En rentrant, ma petite Fanny était chez la portière ; je m’installe, je cause une grande heure et je m’arrange pour remonter en même temps qu’elle. Je sentais par tout mon cœur le frisson favorable et délicieux qui précède les bonnes occasions. Mon pied pressait son pied et sa jambe. Mon émotion était charmante. En mettant le pied sur la première marche de l’escalier, je ne savais encore ce que je dirais, ce que je ferais, mais je pressentais qu’il y aurait quelque chose de décisif ; je la pris doucement par la taille. Arrivé sur son palier, je l’embrassai avec ardeur et je pressai sur ses lèvres ; elle ne me repoussa point. Elle craignait, disait-elle, d’être vue. Aurais-je dû pousser plus avant ? Mais que les mots sont froids pour peindre les émotions ! Je la baisais et la rebaisais, je la tirais sans cesse à moi ; enfin je l’abandonnai me promettant de la revoir le lendemain. Hélas ! c’est aujourd’hui, je n’ai eu tout le jour que cette pensée ; je l’ai vue, je ne sais où elle veut en venir. Elle a paru se dérober à moi ou feindre de ne pas me voir… Ce soir, dans ce moment, ma porte est entr’ouverte… J’espère je ne sais quoi,… ce qui peut arriver. J’entrevois une infinité d’obstacles. Mais que ce serait doux !… Ce n’est pas de l’amour. Ce serait trop pour elle ; c’est un singulier chatouillement nerveux qui m’agite, quand je pense qu’il est question d’une femme, car elle n’est vraiment pas séduisante… Je conserverai cependant le souvenir délicieux de ses lèvres serrées par les miennes.

Je veux lui écrire un petit billet qui nécessite une réponse, puis un autre ; il ne faut rien écrire qu’elle puisse prendre au sérieux. Je lui dirai simplement, vu les rares occasions que nous avons, de m’écrire quand je pourrai voir ce portrait qu’elle a promis de me faire voir. O folie ! folie ! folie qu’on aime et qu’on voudrait fuir. Non ! ce n’est pas le bonheur ! C’est mieux que le bonheur, ou c’est une misère bien poignante. Malheureux ! Et si je prenais pour une femme une véritable passion ! Mon lâche cœur n’ose préférer la paix d’une âme indifférente à l’agitation délicieuse et déchirante d’une passion orageuse. La fuite est le seul remède. Mais on se persuade toujours qu’il sera temps de fuir, et l’on serait au désespoir de fuir, même son malheur.

— J’ai été le soir avec Pierret retoucher un tableau de famille que le pauvre père Petit finissait en mourant. J’ai éprouvé un sentiment pénible au milieu de ce modeste asile d’un pauvre vieux peintre qui ne fut pas sans talent et à la vue de ce malheureux ouvrage de sa vieillesse languissante.

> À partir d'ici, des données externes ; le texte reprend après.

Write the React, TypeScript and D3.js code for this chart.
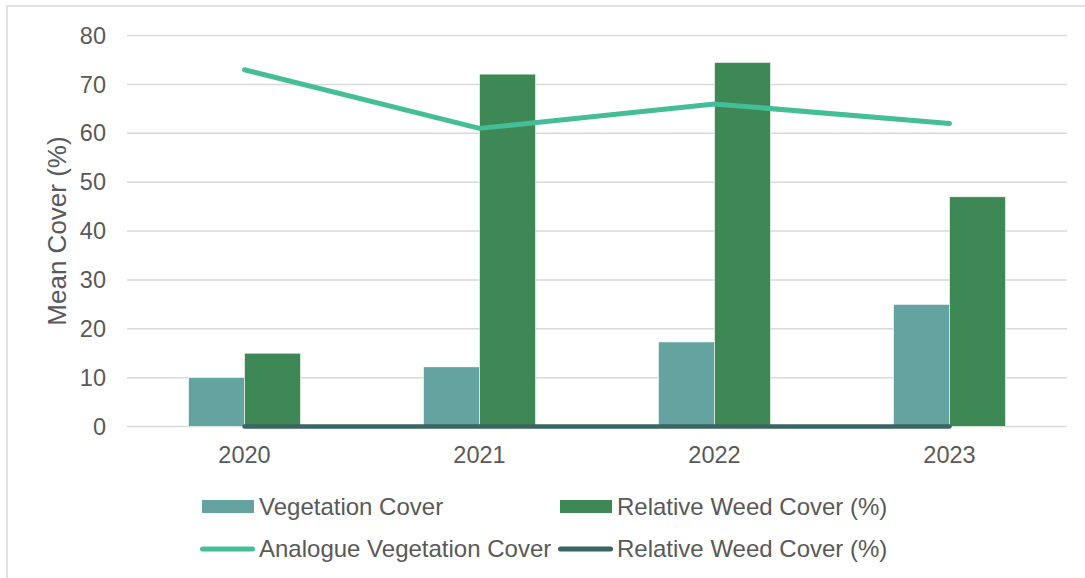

— Je me suis décidé à faire pour le Salon des scènes du Massacre de Scio[2].

  1. Peintre de portraits, né à Bourges en 1797, élève de Guérin. Ce fut à l’atelier de Guérin que Delacroix se lia avec Champmartin.
  2. Ici apparaît pour la première fois l’idée de ce tableau, il fut exposé au Salon de 1824, acheté par l’État 6,000 francs ; il reparut à l’Exposition universelle de 1855. Il appartient maintenant au Musée du Louvre.
    Le tableau était déjà achevé et déposé au Louvre, où se faisaient alors les Expositions annuelles de peinture, quand Delacroix vit des paysages de Constable qui le frappèrent ; en quelques jours il reprit son tableau et le transforma complètement. En 1847, il rappelle, dans son Journal, l’influence qu’a eue sur lui le paysagiste anglais. « Constable dit que la supériorité du vert de ses prairies tient à ce qu’il est un composé d’une multitude de verts différents. Ce qui donne le défaut d’intensité et de vie à la verdure du commun des paysagistes, c’est qu’ils la font d’une teinte uniforme. Ce qu’il dit ici du vert des prairies peut s’appliquer à tous les autres tons. »
    On dit qu’en 1847 Delacroix retoucha à nouveau son tableau, prétendant que les tons avaient poussé au jaune. (Voir le Catalogue Robaut.)